Nearly all of our fish expenditures are required under a 1990 Long-Term Fish Settlement Agreement that is a part of our federal license to operate the Wells Hydroelectric Project. An essential part of the fisheries effort is working with various entities in the region to work together toward common goals for the good of local fish and our electric consumers. Fish costs are broken into four basic categories. They include hatcheries, studies, debt service, and fish passage.
The “Hatcheries” category includes items such as operating and maintaining three fish hatcheries, hatchery practice evaluations, fish food, and staff time in administering these facilities. Douglas PUD funds the operating budgets for the Wells Hatchery located at Wells Dam near the City of Pateros and the Methow Spring Chinook Hatchery just outside the Town of Winthrop. Douglas PUD also funds an experimental Sockeye Hatchery at the Cassimer Bar located at the confluence of the Okanogan and Columbia Rivers. The Washington Department of Fish and Wildlife operates the Methow and Wells Hatcheries. The Colville Confederated Tribes are under contract to operate the Cassimer Bar Hatchery. This “Hatcheries” category is budgeted at $2,175,000.

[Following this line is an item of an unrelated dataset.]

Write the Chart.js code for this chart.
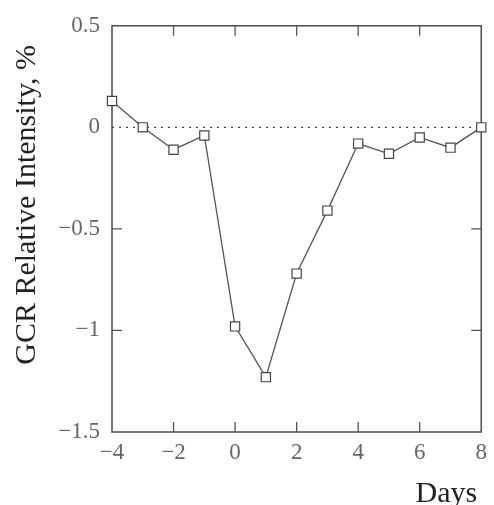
<!DOCTYPE html>
<html>
<head>
<meta charset="utf-8">
<script src="https://cdn.jsdelivr.net/npm/chart.js@4"></script>
<style>
  html, body { margin: 0; background: #fff; }
  #wrap { width: 494px; height: 505px; }
</style>
</head>
<body>
<div id="wrap"><canvas id="chart"></canvas></div>
<script>
// --- data ---
const days = [-4, -3, -2, -1, 0, 1, 2, 3, 4, 5, 6, 7, 8];
const intensity = [0.13, 0.0, -0.11, -0.04, -0.98, -1.23, -0.72, -0.41, -0.08, -0.13, -0.05, -0.10, 0.0];
const xTickValues = [-4, -2, 0, 2, 4, 6, 8];
const yTickValues = [0.5, 0, -0.5, -1, -1.5];
const xTitle = 'Days';
const yTitle = 'GCR Relative Intensity, %';

const fmt = v => String(v).replace('-', '\u2212');
const serif = "'Liberation Serif', 'DejaVu Serif', serif";

// frame, inward ticks, dashed zero line and axis titles
const framePlugin = {
    id: 'frame',
    beforeDatasetsDraw(chart) {
        const { ctx, chartArea: a, scales: { x, y } } = chart;
        ctx.save();
        ctx.strokeStyle = '#555';
        ctx.lineWidth = 1.6;
        ctx.strokeRect(a.left, a.top, a.right - a.left, a.bottom - a.top);

        ctx.lineWidth = 1.3;
        ctx.beginPath();
        xTickValues.forEach(v => {
            if (v === x.min || v === x.max) return;
            const px = x.getPixelForValue(v);
            ctx.moveTo(px, a.bottom); ctx.lineTo(px, a.bottom - 10);
            ctx.moveTo(px, a.top); ctx.lineTo(px, a.top + 10);
        });
        yTickValues.forEach(v => {
            if (v === y.min || v === y.max || v === 0) return;
            const py = y.getPixelForValue(v);
            ctx.moveTo(a.left, py); ctx.lineTo(a.left + 10, py);
            ctx.moveTo(a.right, py); ctx.lineTo(a.right - 10, py);
        });
        ctx.stroke();

        const y0 = y.getPixelForValue(0);
        ctx.setLineDash([2, 5]);
        ctx.lineWidth = 1.2;
        ctx.strokeStyle = '#444';
        ctx.beginPath();
        ctx.moveTo(a.left, y0); ctx.lineTo(a.right, y0);
        ctx.stroke();
        ctx.setLineDash([]);

        // titles
        ctx.fillStyle = '#222';
        ctx.font = '30px ' + serif;
        ctx.textBaseline = 'middle';
        ctx.textAlign = 'right';
        ctx.fillText(xTitle, a.right - 4, a.bottom + 62);

        ctx.translate(27, (a.top + a.bottom) / 2 - 24);
        ctx.rotate(-Math.PI / 2);
        ctx.textAlign = 'center';
        ctx.fillText(yTitle, 0, 0);
        ctx.restore();
    }
};

new Chart(document.getElementById('chart'), {
    type: 'scatter',
    data: {
        datasets: [{
            data: days.map((d, i) => ({ x: d, y: intensity[i] })),
            showLine: true,
            borderColor: '#555',
            borderWidth: 1.3,
            pointStyle: 'rect',
            pointRadius: 6.5,
            pointBackgroundColor: '#fff',
            pointBorderColor: '#444',
            pointBorderWidth: 1.2,
            clip: false
        }]
    },
    options: {
        responsive: true,
        maintainAspectRatio: false,
        animation: false,
        layout: { padding: { left: 0, top: 20, right: 8, bottom: 0 } },
        plugins: { legend: { display: false }, tooltip: { enabled: false } },
        scales: {
            x: {
                type: 'linear',
                min: -4,
                max: 8,
                afterFit: s => { s.height = 73; },
                afterBuildTicks: s => { s.ticks = xTickValues.map(v => ({ value: v })); },
                grid: { display: false, drawTicks: false },
                border: { display: false },
                ticks: {
                    padding: 7,
                    color: '#666',
                    font: { family: serif, size: 23 },
                    callback: fmt
                }
            },
            y: {
                min: -1.5,
                max: 0.5,
                afterFit: s => { s.width = 112; },
                afterBuildTicks: s => { s.ticks = yTickValues.map(v => ({ value: v })); },
                grid: { display: false, drawTicks: false },
                border: { display: false },
                ticks: {
                    padding: 12,
                    color: '#666',
                    font: { family: serif, size: 23 },
                    callback: fmt
                }
            }
        }
    },
    plugins: [framePlugin]
});
</script>
</body>
</html>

Termed “Studies”, the budget for the second category is $1,685,000. Included in this cost are juvenile fish survival studies, adult passage radio telemetry studies, and the evaluation of resident fish located within the Wells Dam reservoir, Lake Pateros.
“Debt Service” is an allocation of funds necessary for repaying the bonds that were issued in the past to construct, and/or improve fish-related facilities. Similar in example to our home mortgages, this third category sets aside funds to pay for the initial purchase of land necessary for our hatcheries, the construction of those hatcheries, and fish collection and acclimation facilities. The largest category in our fish costs, at almost 8% of the Wells Budget, debt service amounts to $2,467,000 this year.
The fourth category could be called “Fish Passage”. Large amounts of water have been dedicated to aid young fish in their journey down the Columbia River. When fish pass through Wells Dam, water must be passed through fish bypass systems to assist those fish in their journey. This water does not pass through the turbines so it cannot be used to generate electricity and represents, therefore, revenue that will not be generated. Although we do not estimate the cost of federal fish flow, the cost to provide passage for fish at Wells Dam will amount to an estimated $1,300,000 this year. This amount is not reflected in the budget.
You can see that protecting fish at your Wells Dam is a significant financial obligation. Douglas PUD takes real pride in its fish operations and is recognized as a leader in this area. As significant as these costs are at the Wells Project, other federal and non-federal dams face even higher costs and a loss of generation. The Wells Hydroelectric Project is a tremendous resource for Douglas County. We are working to protect its benefits for our customers/owners.